Now that the Babeldaob Compact Road has been completed and our National Government with many of its operating components have been established on Ngerulmud Hill In Melekeok, our public leaders should begin thinking and planning how to facilitate the expected shift of population from Koror to the big island of Babeldaob that these events have set in motion. We have written before about this potentially huge developmental program for the Republic and we would like to remind our public leaders about it again in this column.
It is probably safe to say that a major population shift from crowded Koror to Babeldaob will occur in the next twenty five years. It is possible that by the year 2035 an overwhelming majority of our young, able-bodied citizens, who have roots on Babeldaob, would be residing, or plan to reside, on Babeldaob and these people would need all the support they could get from their Government to help them establish their roots in their ancestral villages.

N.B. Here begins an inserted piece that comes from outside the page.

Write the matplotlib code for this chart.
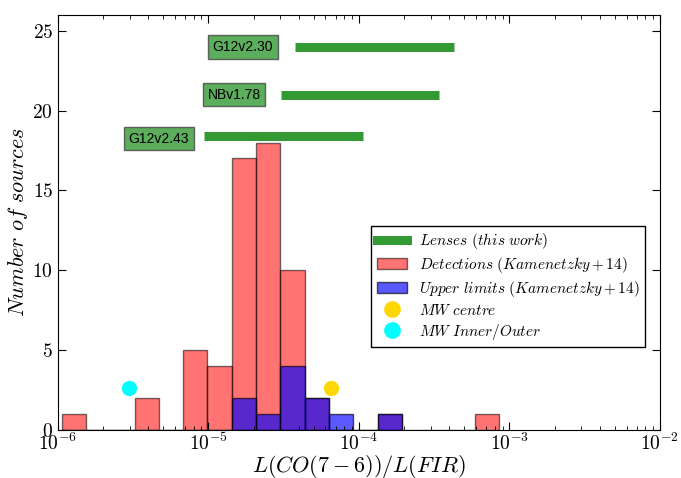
import matplotlib
matplotlib.use("Agg")
import matplotlib.pyplot as plt
import numpy as np
from matplotlib.patches import Patch
from matplotlib.lines import Line2D

plt.rcParams['mathtext.fontset'] = 'cm'
plt.rcParams['font.family'] = 'serif'
plt.rcParams['font.serif'] = ['cmr10', 'DejaVu Serif']
plt.rcParams['axes.formatter.use_mathtext'] = True

# histogram counts per log bin (Kamenetzky+14)
det_counts = [1, 0, 0, 2, 0, 5, 4, 17, 18, 10, 2, 0, 0, 1, 0, 0, 0, 1]
upp_counts = [0, 0, 0, 0, 0, 0, 0, 2, 1, 4, 2, 1, 0, 1]

# lens ranges (this work)
lens_names = ['G12v2.30', 'NBv1.78', 'G12v2.43']
lens_lo = [3.76e-5, 3.02e-5, 9.3e-6]
lens_hi = [4.27e-4, 3.42e-4, 1.06e-4]
lens_y = [24.0, 21.0, 18.4]
label_x = [1.69e-5, 1.48e-5, 4.69e-6]
label_y = [24.0, 21.0, 18.25]

# Milky Way points
mw_centre = (6.49e-5, 2.6)
mw_inout = (2.98e-6, 2.6)

log_start = -5.975
log_width = 0.1615

fig = plt.figure(figsize=(6.81, 4.78), dpi=100)
ax = fig.add_axes([0.085, 0.1004, 0.884, 0.8688])


def bin_bars(counts):
    lefts = [10 ** (log_start + i * log_width) for i in range(len(counts))]
    widths = [10 ** (log_start + (i + 1) * log_width) - l for i, l in enumerate(lefts)]
    return lefts, widths


l, w = bin_bars(det_counts)
ax.bar(l, det_counts, width=w, align='edge', color='red', alpha=0.55,
       edgecolor='black', linewidth=1.0)
l, w = bin_bars(upp_counts)
ax.bar(l, upp_counts, width=w, align='edge', color='blue', alpha=0.65,
       edgecolor='black', linewidth=1.0)

for name, lo, hi, y, lx, ly in zip(lens_names, lens_lo, lens_hi, lens_y, label_x, label_y):
    ax.plot([lo, hi], [y, y], color='#339933', linewidth=6.5, solid_capstyle='butt')
    ax.text(lx, ly, name, ha='center', va='center', fontsize=10,
            family='Liberation Sans',
            bbox=dict(boxstyle='square,pad=0.35', facecolor='#339933', alpha=0.8,
                      edgecolor='#444444'))

ax.plot(*mw_centre, 'o', color='gold', markersize=11, markeredgecolor='none')
ax.plot(*mw_inout, 'o', color='cyan', markersize=11, markeredgecolor='none')

ax.set_xscale('log')
ax.set_xlim(1e-6, 1e-2)
ax.set_ylim(0, 26)
ax.set_yticks([0, 5, 10, 15, 20, 25])
ax.tick_params(which='both', direction='in', top=True, right=True, labelsize=14)
ax.tick_params(which='major', length=6)
ax.tick_params(which='minor', length=3)
ax.tick_params(axis='x', pad=2)

ax.set_xlabel(r'$L(CO(7-6))/L(FIR)$', fontsize=16, labelpad=-1)
ax.set_ylabel(r'$Number\ of\ sources$', fontsize=16, labelpad=2)

handles = [
    Line2D([0], [0], color='#339933', linewidth=6.5),
    Patch(facecolor='red', alpha=0.55, edgecolor='black'),
    Patch(facecolor='blue', alpha=0.65, edgecolor='black'),
    Line2D([0], [0], marker='o', linestyle='none', color='gold', markersize=11),
    Line2D([0], [0], marker='o', linestyle='none', color='cyan', markersize=11),
]
labels = [r'$Lenses\ (this\ work)$', r'$Detections\ (Kamenetzky+14)$',
          r'$Upper\ limits\ (Kamenetzky+14)$', r'$MW\ centre$', r'$MW\ Inner/Outer$']
leg = ax.legend(handles, labels, loc='lower right', bbox_to_anchor=(0.976, 0.20),
                borderaxespad=0, fontsize=11, fancybox=False, framealpha=1,
                edgecolor='black', numpoints=1, labelspacing=0.25,
                borderpad=0.35)
leg.get_frame().set_linewidth(1.0)

fig.savefig('out.png', dpi=100)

Palauan citizens from the other islands of Palau, may also like to settle on Babeldaob, as their parents did on Koror, many years back.Aside from the usual public services and facilities (Water, power, phones, medical services, schools,etc.) that they will need, they will also need public programs that could provide them with financial supports to build their homes and businesses.

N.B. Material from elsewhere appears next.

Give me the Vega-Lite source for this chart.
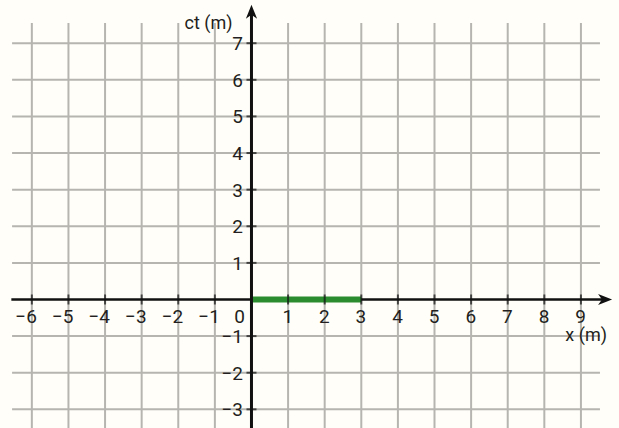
{
  "$schema": "https://vega.github.io/schema/vega-lite/v6.json",
  "width": 619,
  "height": 428,
  "padding": 0,
  "autosize": {"type": "none"},
  "background": "#fffef8",
  "config": {"view": {"stroke": null}, "axis": {"disable": true}},
  "datasets": {
    "vgrid": [{"x": -6}, {"x": -5}, {"x": -4}, {"x": -3}, {"x": -2}, {"x": -1}, {"x": 1}, {"x": 2}, {"x": 3}, {"x": 4}, {"x": 5}, {"x": 6}, {"x": 7}, {"x": 8}, {"x": 9}],
    "hgrid": [{"ct": -3}, {"ct": -2}, {"ct": -1}, {"ct": 1}, {"ct": 2}, {"ct": 3}, {"ct": 4}, {"ct": 5}, {"ct": 6}, {"ct": 7}],
    "xlabels": [{"x": -6, "label": "−6"}, {"x": -5, "label": "−5"}, {"x": -4, "label": "−4"}, {"x": -3, "label": "−3"}, {"x": -2, "label": "−2"}, {"x": -1, "label": "−1"}, {"x": 1, "label": "1"}, {"x": 2, "label": "2"}, {"x": 3, "label": "3"}, {"x": 4, "label": "4"}, {"x": 5, "label": "5"}, {"x": 6, "label": "6"}, {"x": 7, "label": "7"}, {"x": 8, "label": "8"}, {"x": 9, "label": "9"}],
    "ylabels": [{"ct": -3, "label": "−3"}, {"ct": -2, "label": "−2"}, {"ct": -1, "label": "−1"}, {"ct": 1, "label": "1"}, {"ct": 2, "label": "2"}, {"ct": 3, "label": "3"}, {"ct": 4, "label": "4"}, {"ct": 5, "label": "5"}, {"ct": 6, "label": "6"}, {"ct": 7, "label": "7"}],
    "segment": [{"x_start": 0, "x_end": 3, "ct": 0}]
  },
  "layer": [
    {
      "data": {"name": "vgrid"},
      "mark": {"type": "rule", "color": "#b6b5b0", "strokeWidth": 2},
      "encoding": {
        "x": {"field": "x", "type": "quantitative", "scale": {"domain": [-6.87, 10.04], "nice": false, "zero": false}},
        "y": {"datum": 7.55, "type": "quantitative", "scale": {"domain": [-3.51, 8.18], "nice": false, "zero": false}},
        "y2": {"datum": -3.6}
      }
    },
    {
      "data": {"name": "hgrid"},
      "mark": {"type": "rule", "color": "#b6b5b0", "strokeWidth": 2},
      "encoding": {
        "y": {"field": "ct", "type": "quantitative"},
        "x": {"datum": -6.54, "type": "quantitative"},
        "x2": {"datum": 9.52}
      }
    },
    {
      "data": {"values": [{}]},
      "mark": {"type": "rule", "color": "#111111", "strokeWidth": 2.5},
      "encoding": {
        "y": {"datum": 0, "type": "quantitative"},
        "x": {"datum": -6.56, "type": "quantitative"},
        "x2": {"datum": 9.7}
      }
    },
    {
      "data": {"name": "segment"},
      "mark": {"type": "rule", "color": "#2a8c2f", "strokeWidth": 6, "strokeCap": "butt"},
      "encoding": {
        "x": {"field": "x_start", "type": "quantitative"},
        "x2": {"field": "x_end"},
        "y": {"field": "ct", "type": "quantitative"}
      }
    },
    {
      "data": {"values": [{}]},
      "mark": {"type": "rule", "color": "#111111", "strokeWidth": 3},
      "encoding": {
        "x": {"datum": 0, "type": "quantitative"},
        "y": {"datum": -3.6, "type": "quantitative"},
        "y2": {"datum": 7.9}
      }
    },
    {
      "data": {"name": "xlabels"},
      "mark": {"type": "tick", "orient": "vertical", "color": "#111111", "size": 10, "thickness": 2},
      "encoding": {
        "x": {"field": "x", "type": "quantitative"},
        "y": {"datum": 0, "type": "quantitative"}
      }
    },
    {
      "data": {"name": "ylabels"},
      "mark": {"type": "tick", "orient": "horizontal", "color": "#111111", "size": 10, "thickness": 2},
      "encoding": {
        "y": {"field": "ct", "type": "quantitative"},
        "x": {"datum": 0, "type": "quantitative"}
      }
    },
    {
      "data": {"values": [{}]},
      "mark": {"type": "point", "filled": true, "opacity": 1, "color": "#111111", "size": 196, "shape": "M0,-1L0.8,1L0,0.45L-0.8,1Z"},
      "encoding": {
        "x": {"datum": 0, "type": "quantitative"},
        "y": {"datum": 7.86, "type": "quantitative"}
      }
    },
    {
      "data": {"values": [{}]},
      "mark": {"type": "point", "filled": true, "opacity": 1, "color": "#111111", "size": 196, "shape": "M1,0L-1,0.8L-0.45,0L-1,-0.8Z"},
      "encoding": {
        "x": {"datum": 9.66, "type": "quantitative"},
        "y": {"datum": 0, "type": "quantitative"}
      }
    },
    {
      "data": {"name": "xlabels"},
      "mark": {"type": "text", "align": "right", "baseline": "alphabetic", "dx": 5, "dy": 24, "font": "Roboto", "fontSize": 19, "color": "#231f20"},
      "encoding": {
        "x": {"field": "x", "type": "quantitative"},
        "y": {"datum": 0, "type": "quantitative"},
        "text": {"field": "label"}
      }
    },
    {
      "data": {"name": "ylabels"},
      "mark": {"type": "text", "align": "right", "baseline": "middle", "dx": -8.5, "dy": 1, "font": "Roboto", "fontSize": 19, "color": "#231f20"},
      "encoding": {
        "y": {"field": "ct", "type": "quantitative"},
        "x": {"datum": 0, "type": "quantitative"},
        "text": {"field": "label"}
      }
    },
    {
      "data": {"values": [{"label": "0"}]},
      "mark": {"type": "text", "align": "right", "baseline": "alphabetic", "dx": -6.5, "dy": 24, "font": "Roboto", "fontSize": 19, "color": "#231f20"},
      "encoding": {
        "x": {"datum": 0, "type": "quantitative"},
        "y": {"datum": 0, "type": "quantitative"},
        "text": {"field": "label"}
      }
    },
    {
      "data": {"values": [{"label": "ct (m)"}]},
      "mark": {"type": "text", "align": "right", "baseline": "alphabetic", "dx": -19, "dy": -14, "font": "Roboto", "fontSize": 18, "color": "#231f20"},
      "encoding": {
        "x": {"datum": 0, "type": "quantitative"},
        "y": {"datum": 7, "type": "quantitative"},
        "text": {"field": "label"}
      }
    },
    {
      "data": {"values": [{"label": "x (m)"}]},
      "mark": {"type": "text", "align": "right", "baseline": "alphabetic", "dx": 26, "dy": 42, "font": "Roboto", "fontSize": 18, "color": "#231f20"},
      "encoding": {
        "x": {"datum": 9, "type": "quantitative"},
        "y": {"datum": 0, "type": "quantitative"},
        "text": {"field": "label"}
      }
    }
  ]
}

It is time that the OEK and the Executive Branch should take a close look at the Palau Housing Authority and the Palau National Development Bank to see if these institutions could provide the kind of services that would contribute to the physical and economic developments of Babeldaob in the coming decades. Perhaps the purposes and missions of these institutions should be redefined so that they would be more pro-active in providing the kind of services the coming generation would need to develop the country.
The Palau Housing Authority should be provided with additional funds to help those young people who would wish to establish their homes on Babeldaob. And sufficient funds should be provided to the National Development Bank so that it may establish a “Production Loan Fund” to provide financial assistances to individuals and small businesses who would like to engage in commercial agriculture, development of marine resources activities, and craft-related enterprises. All of these initiatives would need “hard cash” and that is why it is very important that our public leaders should begin thinking about how Babeldaob’s development could be financed and sustained in the next twenty-five years. Elimination of expensive and fruitless programs would be a step in the right direction.
One area that could slow or even halt for months the resettlement process on Babeldaob is the land ownership question on this island. This problem exists on all the islands of Palau, but on Babeldaob where the majority of the Republic’s dry lands are located, the problem could particularly be very acute and their settlements or solutions could be very time-consuming. From past records, settlements of land ownerships here in Palau have been known to take many years, and this situation may very well be the major stumbling block for the development and settlement of Babeldaob. Speeding up work on Land surveys and the work of the Land Court would tremendously help the resettlements on Babeldaob.